Instruction:
Quote the records exactly, starting at the first line and stopping after the line with "x_ticks = [-2000, -1500, -1000, -500, 0, 500, 1000, 1500, 2000]"; skip the pictures.

* Start Input rows *

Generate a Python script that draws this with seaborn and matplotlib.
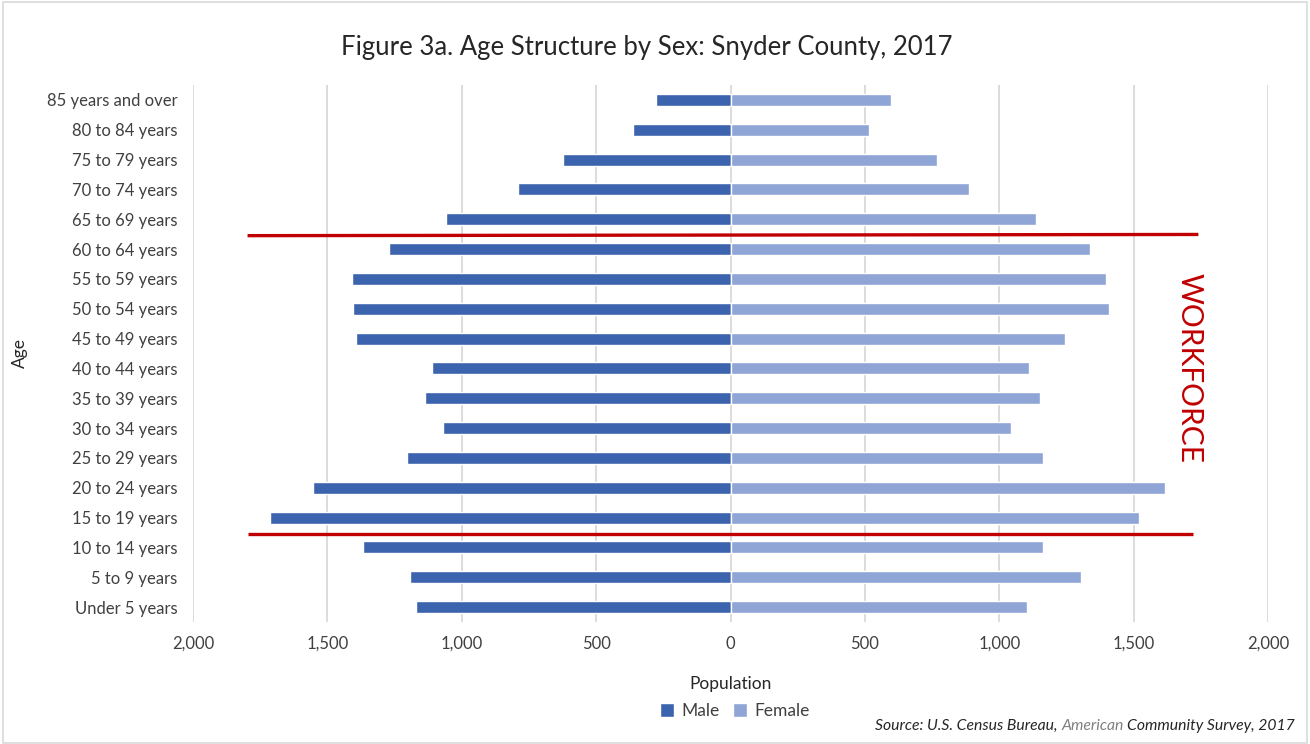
import matplotlib
matplotlib.use("Agg")
import matplotlib.pyplot as plt
import matplotlib.patches as mpatches
import pandas as pd
import seaborn as sns

# age groups, top of the chart first
ages = ["85 years and over", "80 to 84 years", "75 to 79 years", "70 to 74 years",
        "65 to 69 years", "60 to 64 years", "55 to 59 years", "50 to 54 years",
        "45 to 49 years", "40 to 44 years", "35 to 39 years", "30 to 34 years",
        "25 to 29 years", "20 to 24 years", "15 to 19 years", "10 to 14 years",
        "5 to 9 years", "Under 5 years"]
male = [279, 361, 625, 789, 1057, 1272, 1410, 1406, 1395, 1112, 1135, 1068,
        1202, 1555, 1715, 1369, 1194, 1172]
female = [599, 517, 770, 889, 1138, 1336, 1399, 1410, 1246, 1112, 1150, 1045,
          1161, 1615, 1521, 1161, 1306, 1105]
x_ticks = [-2000, -1500, -1000, -500, 0, 500, 1000, 1500, 2000]

MALE_C = "#3C64AE"
FEMALE_C = "#8EA5D6"
RED = "#C00000"

df = pd.DataFrame({
    "Age": ages * 2,
    "Population": [-v for v in male] + female,
    "Sex": ["Male"] * len(ages) + ["Female"] * len(ages),
})

sns.set_theme(style="white")
plt.rcParams["font.family"] = ["Lato", "DejaVu Sans"]

fig = plt.figure(figsize=(13.1, 7.44), dpi=100)
ax = fig.add_axes([193 / 1310, 1 - 622 / 744, (1268 - 193) / 1310, (622 - 85) / 744])

sns.barplot(data=df, y="Age", x="Population", hue="Sex", order=ages,
            palette={"Male": MALE_C, "Female": FEMALE_C}, dodge=False,
            width=0.4, saturation=1, orient="h", ax=ax)

handles, labels = ax.get_legend_handles_labels()
ax.get_legend().remove()

ax.set_xlim(-2000, 2000)
ax.set_ylim(len(ages) - 0.5, -0.5)
ax.set_xticks(x_ticks)
ax.set_xticklabels([f"{abs(t):,}" for t in x_ticks], fontsize=12, color="#404040")
ax.tick_params(axis="y", labelsize=12, labelcolor="#404040", length=0, pad=11)
ax.tick_params(axis="x", length=0, pad=10)
ax.xaxis.grid(True, color="#D9D9D9", linewidth=1.3)
ax.set_axisbelow(True)
for s in ax.spines.values():
    s.set_visible(False)

ax.set_xlabel("Population", fontsize=12.5, color="#262626", labelpad=17)
ax.set_ylabel("Age", fontsize=12.5, color="#262626", labelpad=14)

# workforce band markers
ax.plot([-1797, 1741], [4.55, 4.51], color=RED, linewidth=2.4, solid_capstyle="butt")
ax.plot([-1797, 1720], [14.55, 14.55], color=RED, linewidth=2.4, solid_capstyle="butt")
ax.text(1707, 9.0, "WORKFORCE", rotation=-90, color=RED, fontsize=21.5,
        ha="center", va="center")

fig.suptitle("Figure 3a. Age Structure by Sex: Snyder County, 2017",
             x=647 / 1310, y=1 - 47 / 744, va="center", fontsize=18.5, color="#262626")

fig.legend(handles, labels, loc="center", bbox_to_anchor=(735 / 1310, 1 - 711 / 744),
           ncol=2, frameon=False, fontsize=12.5, handlelength=0.8, handleheight=0.8,
           columnspacing=0.8, handletextpad=0.4, labelcolor="#404040")

# source line, with "American" in grey
t1 = fig.text(1295 / 1310, 1 - 726 / 744, "Community Survey, 2017", ha="right",
              va="center", fontsize=11.3, style="italic", color="#262626")
t2 = ax.annotate("American ", xy=(0, 0), xycoords=t1, ha="right", va="bottom",
                 fontsize=11.3, style="italic", color="#808080", annotation_clip=False)
t3 = ax.annotate("Source: U.S. Census Bureau, ", xy=(0, 0), xycoords=t2, ha="right",
                 va="bottom", fontsize=11.3, style="italic", color="#262626",
                 annotation_clip=False)

fig.patches.append(mpatches.Rectangle((0.002, 0.002), 0.996, 0.995, transform=fig.transFigure,
                                      fill=False, edgecolor="#D9D9D9", linewidth=1.2))

fig.savefig("out.png", dpi=100)
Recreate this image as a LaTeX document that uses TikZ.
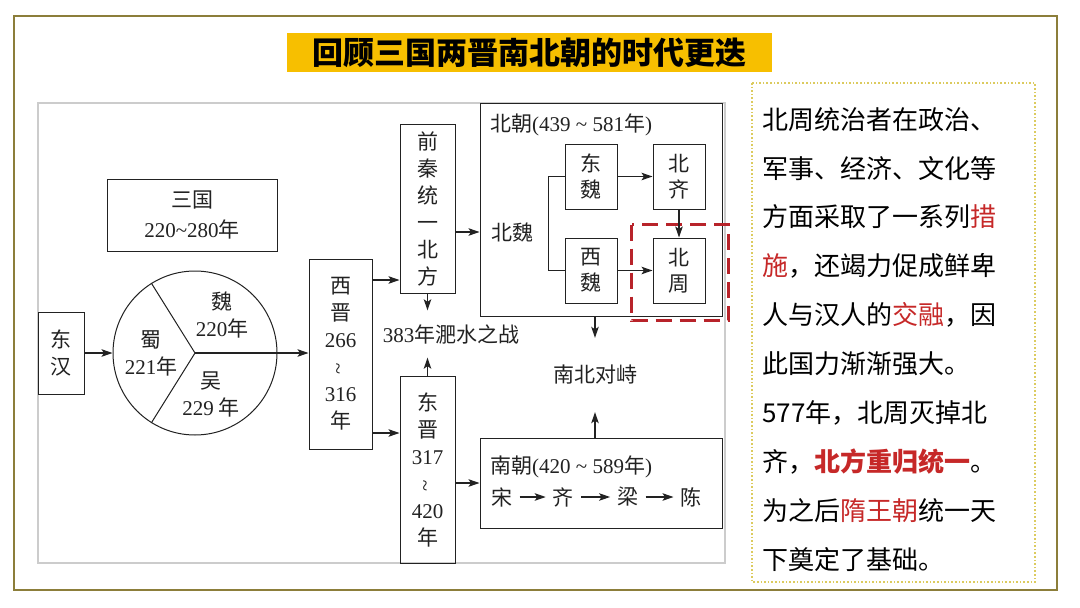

* End Input rows *

Complete response:
Generate a Python script that draws this with seaborn and matplotlib.
import matplotlib
matplotlib.use("Agg")
import matplotlib.pyplot as plt
import matplotlib.patches as mpatches
import pandas as pd
import seaborn as sns

# age groups, top of the chart first
ages = ["85 years and over", "80 to 84 years", "75 to 79 years", "70 to 74 years",
        "65 to 69 years", "60 to 64 years", "55 to 59 years", "50 to 54 years",
        "45 to 49 years", "40 to 44 years", "35 to 39 years", "30 to 34 years",
        "25 to 29 years", "20 to 24 years", "15 to 19 years", "10 to 14 years",
        "5 to 9 years", "Under 5 years"]
male = [279, 361, 625, 789, 1057, 1272, 1410, 1406, 1395, 1112, 1135, 1068,
        1202, 1555, 1715, 1369, 1194, 1172]
female = [599, 517, 770, 889, 1138, 1336, 1399, 1410, 1246, 1112, 1150, 1045,
          1161, 1615, 1521, 1161, 1306, 1105]
x_ticks = [-2000, -1500, -1000, -500, 0, 500, 1000, 1500, 2000]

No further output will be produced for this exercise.